Page is adapting. Centrum notes the company is “pursuing strong BTL initiatives during Q3 especially in the GT channel to drive uptick in low entry-level price point portfolio.” This dual approach—strengthening premium e-commerce presence while supporting entry-level products in general trade—reflects the complexity of serving diverse consumer segments.
“Tier 2 towns continue to perform better than Tier 1,” Nuvama observes, highlighting an important growth vector. Smaller cities represent untapped opportunity where Page’s brand strength and distribution reach provide competitive advantages.
Analyst Views
Nuvama upgraded the stock to “buy” from “reduce” following the recent correction, setting a target price of Rs 41,225 (down from Rs 42,653 previously) based on 50 times trailing twelve-month December 2027 earnings. The upgrade acknowledges both the quality of the business and the more reasonable entry point after the stock’s decline.
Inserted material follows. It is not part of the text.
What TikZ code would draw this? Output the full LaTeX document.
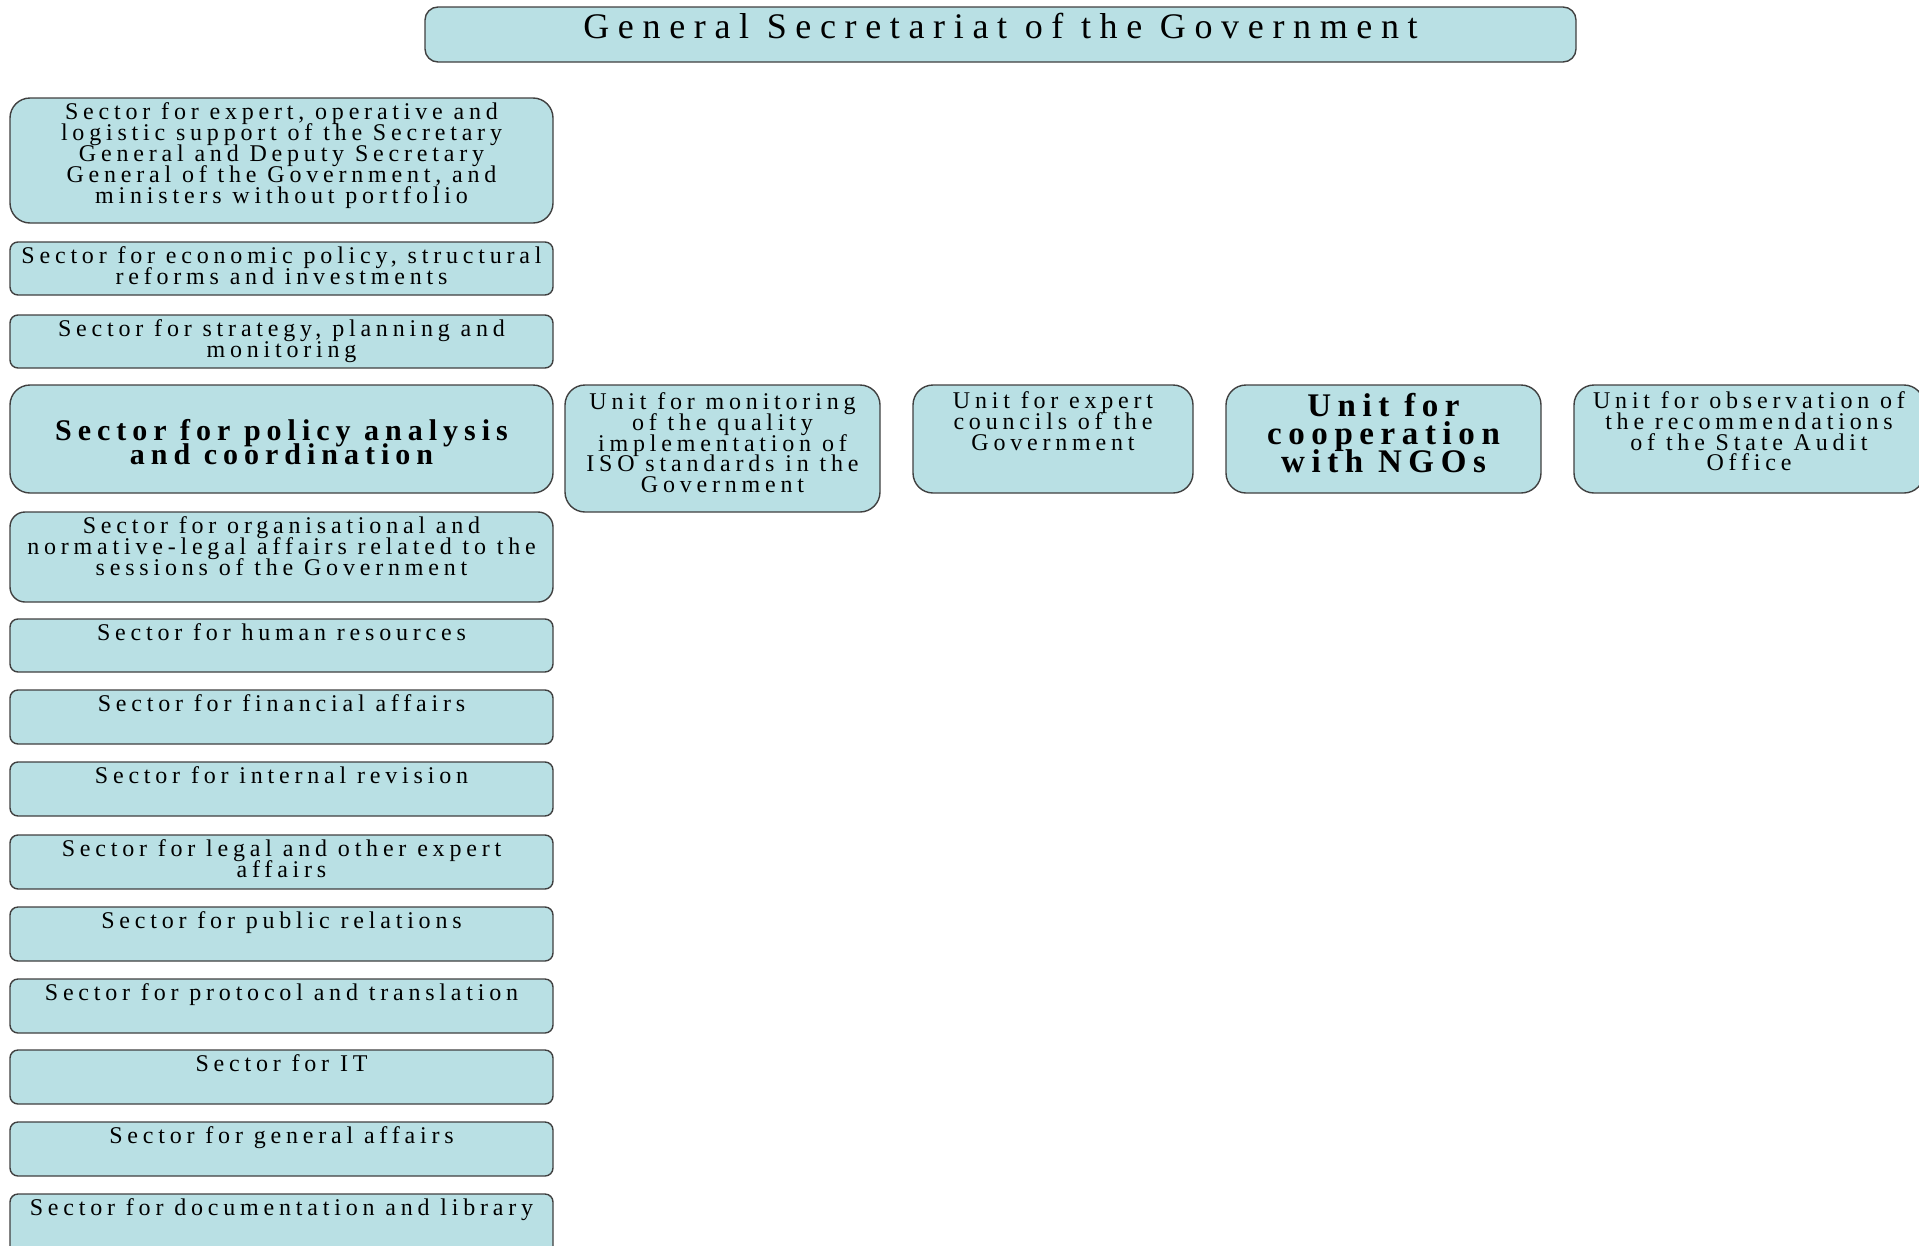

Centrum maintains a “neutral” rating and cut EPS estimates by 5-6% for FY27-28. “We estimate revenue/PAT CAGR of 7.8%/6.0% over FY27-28E (vs 9.6%/10.8% over FY19-25),” the brokerage states, valuing the stock at 45 times March 2028 EPS for a Rs 35,500 target. Centrum’s stance: “We await convincing volume pick-up and market share gains to turn positive on the stock.”
Even at current levels around Rs 33,600-35,400, the stock trades at “52x/45x FY26E/27E EPS,” per Nuvama. That’s a premium multiple reflecting the company’s quality, but one that requires growth acceleration to justify.